The tragedy in Greece is reflected by the tragedy in Turkey. Not financially. Of course, all the financial tragedy is Greek.

Before the 2004 Olympic Games in Athens there was great debate and concern about where the Muslim athletes would worship. Would a temporary hall suffice, or should they build a proper mosque? Meanwhile, in historic Athens there is a mosque that is boarded up and ignored. In Istanbul there is a great cathedral that now is a museum but was recently a mosque, having served the Orthodox Christians of the city for years.

There is great common ground that neither side recognises, and common ground that has been destroyed by the education system on both sides. Common ground that was destroyed by the Treaty of Lausanne in 1923. The treaty changed the path of nationalist development not just for the near east, but for the whole world. This change was facilitated by the diminishing power of religion on the global stage and the growth of human consciousness.

Yes, they are different religions. But the people are very similar.

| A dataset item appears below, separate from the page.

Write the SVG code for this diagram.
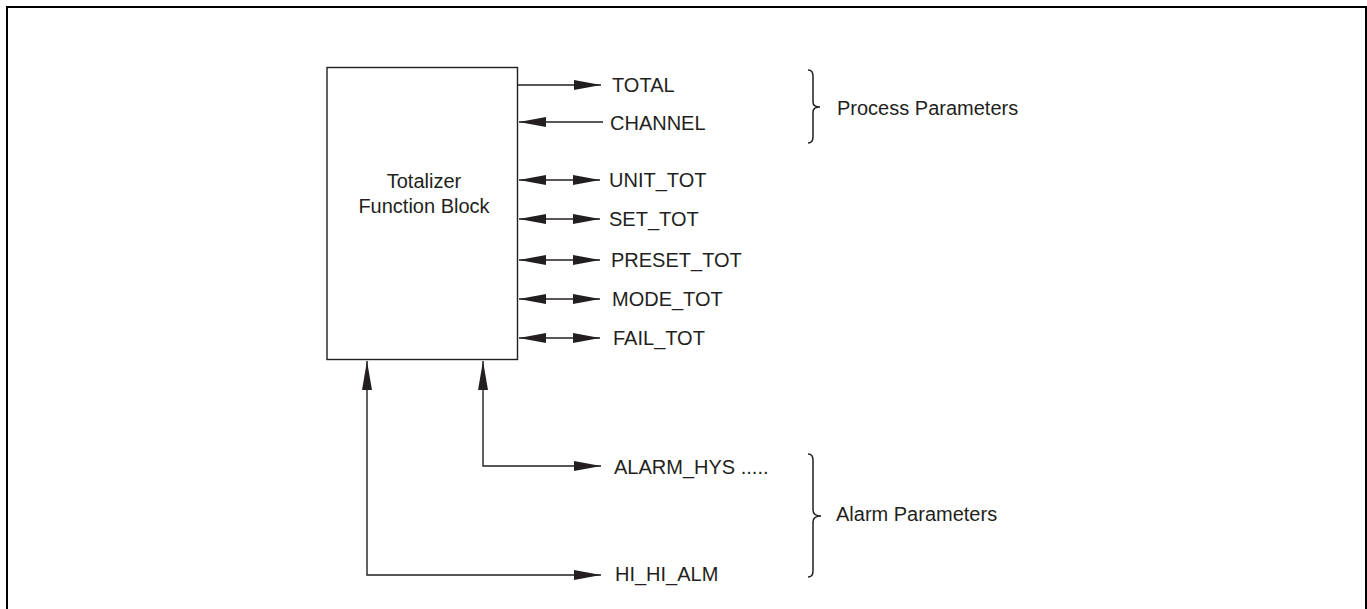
<svg xmlns="http://www.w3.org/2000/svg" width="1367" height="609" viewBox="0 0 1367 609">
<style>
text{font-family:"Liberation Sans",Arial,sans-serif;font-size:20px;fill:#231f20}
.ln{fill:none;stroke:#231f20;stroke-width:1.4}
.br{fill:none;stroke:#231f20;stroke-width:1.5}
</style>
<defs>
<marker id="ah" viewBox="0 0 27 10" refX="27" refY="5" markerWidth="27" markerHeight="10" markerUnits="userSpaceOnUse" orient="auto-start-reverse">
<path d="M0,0 L27,5 L0,10 Z" fill="#231f20"/>
</marker>
<marker id="av" viewBox="0 0 29 10" refX="29" refY="5" markerWidth="29" markerHeight="10" markerUnits="userSpaceOnUse" orient="auto">
<path d="M0,0 L29,5 L0,10 Z" fill="#231f20"/>
</marker>
</defs>
<rect x="7" y="7" width="1359" height="612" fill="none" stroke="#000" stroke-width="2"/>
<g id="block">
<rect x="327" y="67.5" width="190.5" height="292" fill="#fff" stroke="#231f20" stroke-width="1.4"/>
<text x="424" y="188" text-anchor="middle">Totalizer</text>
<text x="424" y="213" text-anchor="middle">Function Block</text>
</g>
<g id="connectors">
<line class="ln" x1="518" y1="85" x2="601" y2="85" marker-end="url(#ah)"/>
<line class="ln" x1="603" y1="122" x2="519" y2="122" marker-end="url(#ah)"/>
<line class="ln" x1="519" y1="180" x2="600" y2="180" marker-start="url(#ah)" marker-end="url(#ah)"/>
<line class="ln" x1="519" y1="219" x2="600" y2="219" marker-start="url(#ah)" marker-end="url(#ah)"/>
<line class="ln" x1="519" y1="260" x2="600" y2="260" marker-start="url(#ah)" marker-end="url(#ah)"/>
<line class="ln" x1="519" y1="299" x2="600" y2="299" marker-start="url(#ah)" marker-end="url(#ah)"/>
<line class="ln" x1="519" y1="338" x2="600" y2="338" marker-start="url(#ah)" marker-end="url(#ah)"/>
<polyline class="ln" points="601,466 483,466 483,361" marker-start="url(#ah)" marker-end="url(#av)"/>
<polyline class="ln" points="601,575 367,575 367,361" marker-start="url(#ah)" marker-end="url(#av)"/>
</g>
<g id="labels">
<text x="612" y="92">TOTAL</text>
<text x="610" y="130">CHANNEL</text>
<text x="609" y="187">UNIT_TOT</text>
<text x="609" y="226">SET_TOT</text>
<text x="611" y="267">PRESET_TOT</text>
<text x="612" y="306">MODE_TOT</text>
<text x="613" y="345">FAIL_TOT</text>
<text x="614" y="474">ALARM_HYS .....</text>
<text x="615" y="581">HI_HI_ALM</text>
</g>
<g id="process-group">
<path class="br" d="M808,70 Q813,70 813,76 L813,102 Q813,107 820,107 Q813,107 813,112 L813,137 Q813,143 808,143"/>
<text x="837" y="115">Process Parameters</text>
</g>
<g id="alarm-group">
<path class="br" d="M808,454 Q813,454 813,460 L813,510 Q813,516 821,516 Q813,516 813,522 L813,571 Q813,577 808,577"/>
<text x="836" y="521">Alarm Parameters</text>
</g>
</svg>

There is tradition. There are candles to be lit. I remember a few years ago driving back from Levidi at night along the back road to Kakouri. There are no lights in that valley. The Arcadian mountains rise high up on the sides and block out any distant village and city lights. The road curves through wheat fields, a thin strip of tar. A fox ran in front of the headlights, and as I dimmed the lights and slowed the car I saw a light in the distance. I was in no rush and drove slowly, window open savouring the smell of the earth and wild herbs crushed by the black hooves of herd of white sheep. As I approached the light I saw it was at Agios Nectarios.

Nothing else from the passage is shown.